EXERCISE TASK: Copy the data that follows, character for character, minus the pictures.
:: PROVIDED MATERIAL ::
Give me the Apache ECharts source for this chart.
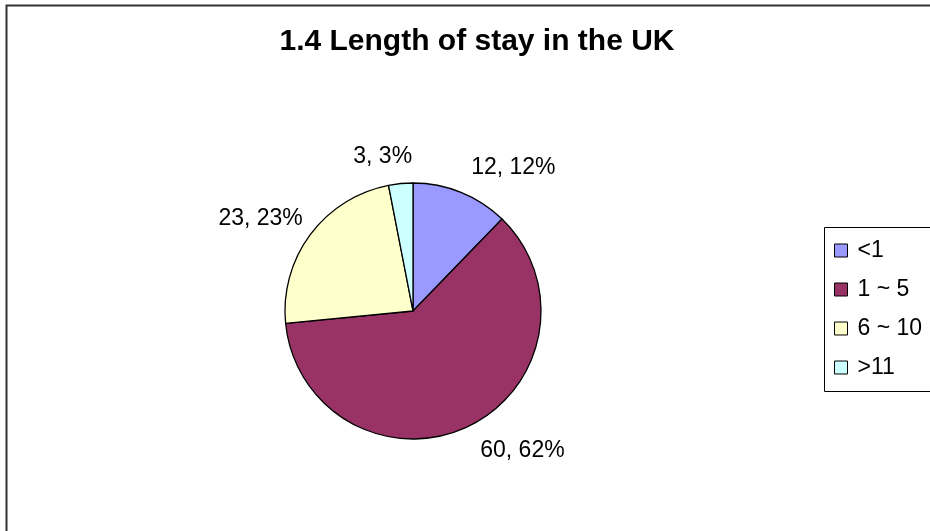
<!DOCTYPE html>
<html>
<head>
<meta charset="utf-8">
<script src="https://cdn.jsdelivr.net/npm/echarts@6/dist/echarts.min.js"></script>
<style>
  html, body { margin: 0; padding: 0; background: #fff; }
  #chart { width: 930px; height: 531px; }
</style>
</head>
<body>
<div id="chart"></div>
<script>
// Length of stay in the UK (years) — counts and the shares printed beside each slice
const categories = ['<1', '1 ~ 5', '6 ~ 10', '>11'];
const counts = [12, 60, 23, 3];
const shares = [12, 62, 23, 3];
const colors = ['#9999FF', '#993366', '#FFFFCC', '#CCFFFF'];

const FONT = 'Liberation Sans, Arial, sans-serif';
const PIE_CENTER = [413, 311];

const chart = echarts.init(document.getElementById('chart'));

const data = categories.map((name, i) => ({
  name: name,
  value: counts[i],
  share: shares[i],
  itemStyle: { color: colors[i] }
}));

chart.setOption({
  animation: false,
  backgroundColor: '#ffffff',
  title: {
    text: '1.4 Length of stay in the UK',
    left: 472,
    top: 22,
    textAlign: 'center',
    textStyle: {
      fontFamily: FONT,
      fontSize: 30,
      fontWeight: 'bold',
      color: '#000'
    }
  },
  legend: {
    orient: 'vertical',
    left: 834,
    top: 239,
    padding: 0,
    itemGap: 16,
    itemWidth: 13,
    itemHeight: 13,
    icon: 'rect',
    itemStyle: { borderColor: '#000', borderWidth: 1 },
    textStyle: {
      fontFamily: FONT,
      fontSize: 23,
      lineHeight: 23,
      color: '#000',
      padding: [0, 0, 0, 5]
    },
    data: categories
  },
  graphic: [
    {
      type: 'rect',
      shape: { x: 6.5, y: 5.5, width: 1000, height: 600 },
      style: { fill: 'none', stroke: '#333', lineWidth: 2 },
      silent: true
    },
    {
      type: 'rect',
      shape: { x: 824.5, y: 227.5, width: 200, height: 164 },
      style: { fill: 'none', stroke: '#000', lineWidth: 1 },
      silent: true
    }
  ],
  series: [{
    type: 'pie',
    center: PIE_CENTER,
    radius: 128,
    startAngle: 90,
    clockwise: true,
    data: data,
    itemStyle: { borderColor: '#000', borderWidth: 1.3 },
    label: {
      show: true,
      position: 'outside',
      formatter: p => p.value + ', ' + p.data.share + '%',
      fontFamily: FONT,
      fontSize: 23,
      color: '#000'
    },
    labelLine: { show: false, length: 27, length2: 0 },
    // labels on the left half sit a little closer to the pie, right-half ones a touch further in
    labelLayout: params => {
      const r = params.labelRect;
      const left = r.x + r.width / 2 < PIE_CENTER[0];
      return { dx: left ? 19 : -5 };
    }
  }]
});
</script>
</body>
</html>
:::
COMPLETE ANSWER:
Give me the Apache ECharts source for this chart.
<!DOCTYPE html>
<html>
<head>
<meta charset="utf-8">
<script src="https://cdn.jsdelivr.net/npm/echarts@6/dist/echarts.min.js"></script>
<style>
  html, body { margin: 0; padding: 0; background: #fff; }
  #chart { width: 930px; height: 531px; }
</style>
</head>
<body>
<div id="chart"></div>
<script>
// Length of stay in the UK (years) — counts and the shares printed beside each slice
const categories = ['<1', '1 ~ 5', '6 ~ 10', '>11'];
const counts = [12, 60, 23, 3];
const shares = [12, 62, 23, 3];
const colors = ['#9999FF', '#993366', '#FFFFCC', '#CCFFFF'];

const FONT = 'Liberation Sans, Arial, sans-serif';
const PIE_CENTER = [413, 311];

const chart = echarts.init(document.getElementById('chart'));

const data = categories.map((name, i) => ({
  name: name,
  value: counts[i],
  share: shares[i],
  itemStyle: { color: colors[i] }
}));

chart.setOption({
  animation: false,
  backgroundColor: '#ffffff',
  title: {
    text: '1.4 Length of stay in the UK',
    left: 472,
    top: 22,
    textAlign: 'center',
    textStyle: {
      fontFamily: FONT,
      fontSize: 30,
      fontWeight: 'bold',
      color: '#000'
    }
  },
  legend: {
    orient: 'vertical',
    left: 834,
    top: 239,
    padding: 0,
    itemGap: 16,
    itemWidth: 13,
    itemHeight: 13,
    icon: 'rect',
    itemStyle: { borderColor: '#000', borderWidth: 1 },
    textStyle: {
      fontFamily: FONT,
      fontSize: 23,
      lineHeight: 23,
      color: '#000',
      padding: [0, 0, 0, 5]
    },
    data: categories
  },
  graphic: [
    {
      type: 'rect',
      shape: { x: 6.5, y: 5.5, width: 1000, height: 600 },
      style: { fill: 'none', stroke: '#333', lineWidth: 2 },
      silent: true
    },
    {
      type: 'rect',
      shape: { x: 824.5, y: 227.5, width: 200, height: 164 },
      style: { fill: 'none', stroke: '#000', lineWidth: 1 },
      silent: true
    }
  ],
  series: [{
    type: 'pie',
    center: PIE_CENTER,
    radius: 128,
    startAngle: 90,
    clockwise: true,
    data: data,
    itemStyle: { borderColor: '#000', borderWidth: 1.3 },
    label: {
      show: true,
      position: 'outside',
      formatter: p => p.value + ', ' + p.data.share + '%',
      fontFamily: FONT,
      fontSize: 23,
      color: '#000'
    },
    labelLine: { show: false, length: 27, length2: 0 },
    // labels on the left half sit a little closer to the pie, right-half ones a touch further in
    labelLayout: params => {
      const r = params.labelRect;
      const left = r.x + r.width / 2 < PIE_CENTER[0];
      return { dx: left ? 19 : -5 };
    }
  }]
});
</script>
</body>
</html>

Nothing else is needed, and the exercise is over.